I appreciate you continuing to give this a try, @Victorsesan! Thank you for the screenshots.

It looks like the bundle install --gemfile Gemfile command is being run in your main shell, rather than in a bash session inside the docker container. This may be why the path problems continue to happen.

You could try one of the following:

  1. If you use docker compose run app bundle exec rake test, all future commands should also begin with docker compose run app, to make sure they are executed inside the docker container rather than directly on your machine.

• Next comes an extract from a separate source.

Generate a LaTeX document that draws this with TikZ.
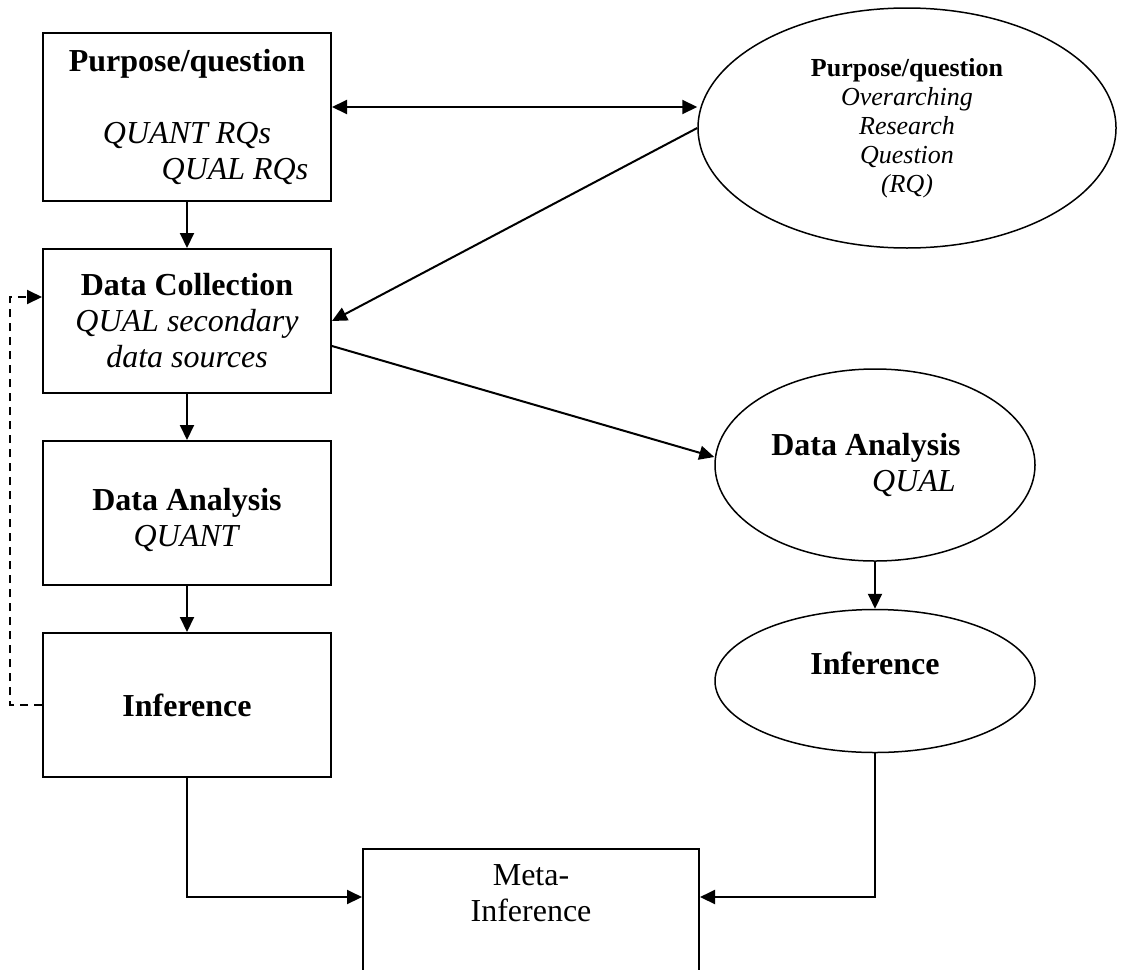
\documentclass[tikz,border=0pt]{standalone}
\usepackage{fontspec}
\setmainfont{Liberation Serif}
\usetikzlibrary{shapes.geometric,arrows.meta}
\tikzstyle{rec} = [rectangle,draw,line width=1pt,text centered,align=center,inner sep=0pt,minimum width=144pt,minimum height=72pt,font=\fontsize{16pt}{18pt}\selectfont]
\tikzstyle{ell} = [ellipse,draw,line width=0.75pt,text centered,align=center,inner sep=0pt,minimum width=160pt,font=\fontsize{16pt}{18pt}\selectfont]

\begin{document}
\begin{tikzpicture}[x=0.5pt,y=-0.5pt,node distance=96pt,>={Triangle[length=7.5pt,width=7pt]},line width=1pt]
    	\clip (0,0) rectangle (1122,969);

    	\node[rec,minimum height=84pt] (purpose) at (187,117) {\textbf{Purpose/question}\\ \mbox{}\\ \textit{QUANT RQs}\\ \hspace*{48pt}\textit{QUAL RQs}};
    	\node[rec,yshift=-6pt,below of=purpose] (collection) {\textbf{Data Collection}\\ \textit{QUAL secondary}\\ \textit{data sources}};
    	\node[rec,below of=collection] (quant) {\mbox{}\\ \textbf{Data Analysis}\\ \textit{QUANT}};
    	\node[rec,below of=quant] (inferq) {\textbf{Inference}};

    	\node[ell,minimum width=209pt,minimum height=120pt,font=\fontsize{13pt}{14.5pt}\selectfont] (overarch) at (907,128) {\textbf{Purpose/question}\\ \textit{Overarching}\\ \textit{Research}\\ \textit{Question}\\ \textit{(RQ)}};
    	\node[ell,minimum height=96pt] (qual) at (875,465) {\textbf{Data Analysis}\hspace*{9pt}\\ \hspace*{39pt}\textit{QUAL}};
    	\node[ell,minimum height=71.5pt,yshift=-12pt,below of=qual] (inferl) {\textbf{Inference}\\ \mbox{}};

    	\node[rec,minimum width=168pt,minimum height=80pt] (meta) at (531,929) {Meta-\\ Inference\\ \mbox{}\\ \mbox{}};

    	\draw[->] (purpose) -- (collection);
    	\draw[->] (collection) -- (quant);
    	\draw[->] (quant) -- (inferq);
    	\draw[<->] ([yshift=5pt]purpose.east) -- ([yshift=5pt]purpose.east -| overarch.west);
    	\draw[->] (overarch.west) -- (collection.east);
    	\draw[->] ([yshift=-12.5pt]collection.east) -- ([yshift=4pt]qual.west);
    	\draw[->] (qual) -- (inferl);
    	\draw[->,dash pattern=on 4pt off 3pt] (inferq.west) -- ++(-16pt,0) |- ([yshift=12pt]collection.west);
    	\draw[->] (inferq.south) |- ([yshift=16pt]meta.west);
    	\draw[->] (inferl.south) |- ([yshift=16pt]meta.east);

    	\end{tikzpicture}
\end{document}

  2. Recommended If you run docker compose run app, you should see something like this after all the services spin up:

Screenshot 2024-11-01 at 2 55 10 PM

Running your commands within the /app$ prompt will run them within the docker container, which should give you access to bundler without permissions issues.

Also, to run the tests, you'll need to be in the directory for a specific instrumentation. Right now, it looks like the commands are being run from the topmost folder in the repository which does not have any tests.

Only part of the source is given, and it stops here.